No hay motivo para alarmas

acusación constitucional
Foto: Dedvi Missene


Pese a que la acusación constitucional en contra de tres ministros de la Corte Suprema fue rechazada, algunas voces han advertido que el evento habría alterado, para siempre, las relaciones institucionales. Así, se ha dicho que la sola intentona habría puesto en jaque el Estado de Derecho, al desconocer la facultad exclusiva de los tribunales para juzgar; que la acusación ha afectado la imparcialidad de los tribunales pues, a partir de ahora, jueces y juezas se preocuparán de agradar a las mayorías políticas antes que mirar solo a la ley; en definitiva, que, pese a su rechazo, el daño ha sido irreparable dejando una judicatura atemorizada.

¿Hay razones para tanta alarma? La verdad es que no.

Primero que todo, debe anotarse que la acusación constitucional busca examinar la responsabilidad político-constitucional de los magistrados y magistradas de los tribunales superiores de justicia, sin poder volver a examinar sus fallos y sus fundamentos. La garantía constitucional de exclusividad e independencia queda, de este modo, a salvo -y a todo evento, incluso declarada la responsabilidad política-.

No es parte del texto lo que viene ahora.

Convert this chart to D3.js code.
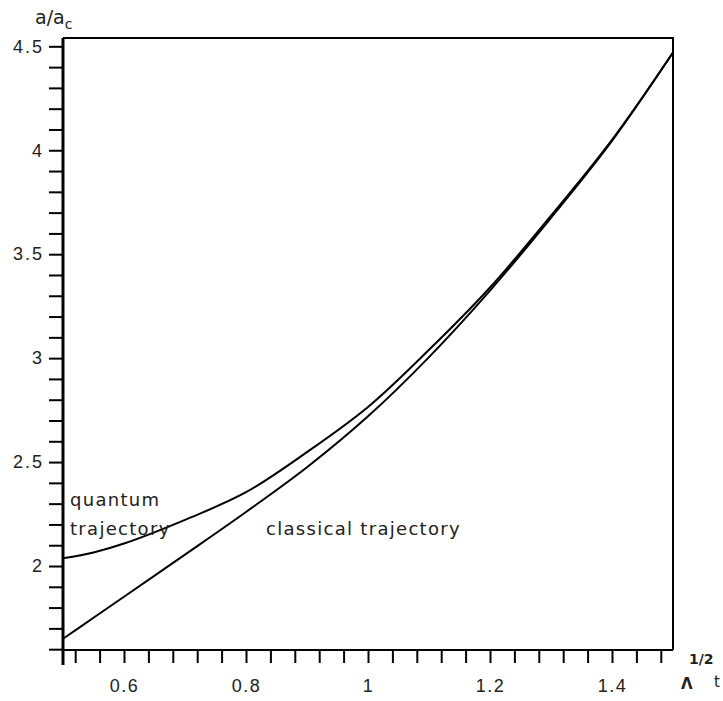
<!DOCTYPE html>
<html>
<head>
<meta charset="utf-8">
<script src="https://cdn.jsdelivr.net/npm/d3@7"></script>
<style>
    body { margin: 0; background: #fff; }
    svg { display: block; font-family: 'DejaVu Sans', sans-serif; }
    .axis path, .axis line { stroke: #000; }
</style>
</head>
<body>
<div id="chart"></div>
<script>
    // values
    const xValues = [0.5, 0.55, 0.6, 0.7, 0.8, 0.9, 1.0, 1.1, 1.2, 1.3, 1.4, 1.5];
    const classical = [1.65, 1.751, 1.852, 2.055, 2.26, 2.475, 2.72, 3.005, 3.325, 3.675, 4.045, 4.47];
    const quantum = [2.037, 2.065, 2.108, 2.222, 2.355, 2.548, 2.765, 3.04, 3.34, 3.685, 4.05, 4.47];

    const xTickLabels = [0.6, 0.8, 1, 1.2, 1.4];
    const yTickLabels = [2, 2.5, 3, 3.5, 4, 4.5];

    const width = 723;
    const height = 701;
    const margin = { top: 38, right: 50, bottom: 51, left: 63 };

    const svg = d3.select('#chart').append('svg')
        .attr('width', width)
        .attr('height', height);

    const x = d3.scaleLinear()
        .domain([0.5, 1.5])
        .range([margin.left, width - margin.right]);

    const y = d3.scaleLinear()
        .domain([1.596, 4.54])
        .range([height - margin.bottom, margin.top]);

    // minor ticks every 0.04 on x, every 0.1 on y
    const xTicks = d3.range(13, 38).map(i => +(i * 0.04).toFixed(2));
    const yTicks = d3.range(16, 46).map(i => +(i * 0.1).toFixed(1));

    const isLabel = (list, v) => list.some(l => Math.abs(l - v) < 1e-6);

    const xAxis = svg.append('g')
        .attr('class', 'axis')
        .attr('transform', `translate(0,${y.range()[0]})`)
        .call(d3.axisBottom(x)
            .tickValues(xTicks)
            .tickSize(13)
            .tickPadding(16)
            .tickFormat(d => isLabel(xTickLabels, d) ? d3.format('')(d) : ''));
    xAxis.select('.domain').attr('stroke-width', 2).attr('d', `M${x(0.5)},0H${x(1.5)}`);
    xAxis.selectAll('line').attr('stroke-width', 2);
    xAxis.selectAll('text')
        .attr('font-size', 18)
        .attr('letter-spacing', 1.5)
        .attr('fill', '#222');

    const yAxis = svg.append('g')
        .attr('class', 'axis')
        .attr('transform', `translate(${x.range()[0]},0)`)
        .call(d3.axisLeft(y)
            .tickValues(yTicks)
            .tickSize(14)
            .tickPadding(5)
            .tickFormat(d => isLabel(yTickLabels, d) ? d3.format('')(d) : ''));
    yAxis.select('.domain').attr('stroke-width', 3).attr('d', `M0,${y.range()[1]}V${y.range()[0] + 15}`);
    yAxis.selectAll('line').attr('stroke-width', 2);
    yAxis.selectAll('text')
        .attr('font-size', 18)
        .attr('letter-spacing', 2)
        .attr('fill', '#222');

    // frame, top and right
    svg.append('path')
        .attr('d', `M${x(0.5)},${y.range()[1]}H${x(1.5)}V${y.range()[0]}`)
        .attr('fill', 'none')
        .attr('stroke', '#000')
        .attr('stroke-width', 2);

    const line = d3.line()
        .x((d, i) => x(xValues[i]))
        .y(d => y(d))
        .curve(d3.curveCatmullRom.alpha(0.5));

    [classical, quantum].forEach(series => {
        svg.append('path')
            .datum(series)
            .attr('fill', 'none')
            .attr('stroke', '#000')
            .attr('stroke-width', 2)
            .attr('d', line);
    });

    // curve labels
    const labelStyle = t => t.attr('font-size', 18).attr('letter-spacing', 1.3).attr('fill', '#222');
    svg.append('text').attr('x', 70).attr('y', 506).text('quantum').call(labelStyle);
    svg.append('text').attr('x', 70).attr('y', 535).text('trajectory').call(labelStyle);
    svg.append('text').attr('x', 266).attr('y', 535).text('classical trajectory').call(labelStyle);

    // y axis title a/a_c
    const yTitle = svg.append('text')
        .attr('x', 35)
        .attr('y', 24)
        .attr('font-size', 19)
        .attr('fill', '#222');
    yTitle.append('tspan').text('a/a');
    yTitle.append('tspan').attr('font-size', 14).attr('dy', 5).text('c');

    // x axis title Λ_t^(1/2)
    svg.append('text')
        .attr('x', 689).attr('y', 664)
        .attr('font-size', 14).attr('font-weight', 'bold')
        .attr('fill', '#222')
        .text('1/2');
    svg.append('text')
        .attr('x', 681).attr('y', 689)
        .attr('font-size', 15).attr('font-weight', 'bold')
        .attr('fill', '#222')
        .text('Λ');
    svg.append('text')
        .attr('x', 714).attr('y', 687)
        .attr('font-size', 15)
        .attr('fill', '#222')
        .text('t');
</script>
</body>
</html>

En segundo lugar, no debe olvidarse que la acusación constitucional se encuentra establecida como herramienta de control de la supremacía constitucional en el propio texto constitucional. Esto no es irrelevante, pues impone a su práctica cauces institucionales que permiten realizar, antes que mancillar, el principio de separación de poderes y controles mutuos. Desde luego que, del solo hecho que la acusación encuentre cauces institucionales constitucionalmente establecidos, no sigue que no pueda abusarse de su uso -frustrando, por esa vía, el balance de poderes-.

Sin embargo, y, en tercer lugar, si observamos la práctica constitucional en torno a la acción constitucional, en general, y a los hechos recién acaecidos, en particular, no hay motivos para la sobrerreacción. En términos generales, las acusaciones constitucionales que se presentan son pocas y su éxito (en términos de ser acogidas) muy acotado. Contribuye a ello algo que el mundo legalista suele pasar por alto, cuando no, derechamente, menospreciar: la capacidad deliberativa del Congreso. En efecto, la acusación es, de entre todo lo que se dice que es, una instancia de interpretación política del texto constitucional. Y desarrollando esa actividad, parlamentarios y parlamentarias se embarcan, con buenas y con malas razones, con elegantes y también con chapuceros argumentos - como todas las personas, incluidos jueces y juezas-, en una práctica argumentativa orientada a convencer a la mayoría de las cámaras. De ambas. Los obstáculos a su aprobación no son menores.

Finalmente, deben observarse las circunstancias particulares de este caso. Esto nos permitirá apreciar las eventuales ramificaciones de este caso, las que deberían llevarnos a matizar los exagerados pronósticos arriba identificados. ¿Es posible que, de aquí en más, jueces y juezas vayan a decidir sus casos cuidando agradar a las mayorías políticas? Lo primero que uno debiera preguntarse es si acaso jueces y juezas no deciden ya así. Pero dejando de lado esa exploración -iniciativas hay al respecto -, es preciso anotar que las circunstancias que motivaron la acusación se refieren a -permítanme decirlo con innegable generalidad- casos relativos a violaciones masivas a los derechos humanos ocurridos durante la dictadura cívico-militar. No hablamos, pues, de cualquier caso, ni producto de cualquier circunstancia.

Creer, entonces, que el Congreso pueda avanzar a utilizar la acusación constitucional como una herramienta de control de las sentencias, importa abrazar una suerte de vulgarismo antiparlamentario que, de este modo, nos deja sin estándares para evaluar cuándo un Congreso funciona bien y cuando lo hace mal.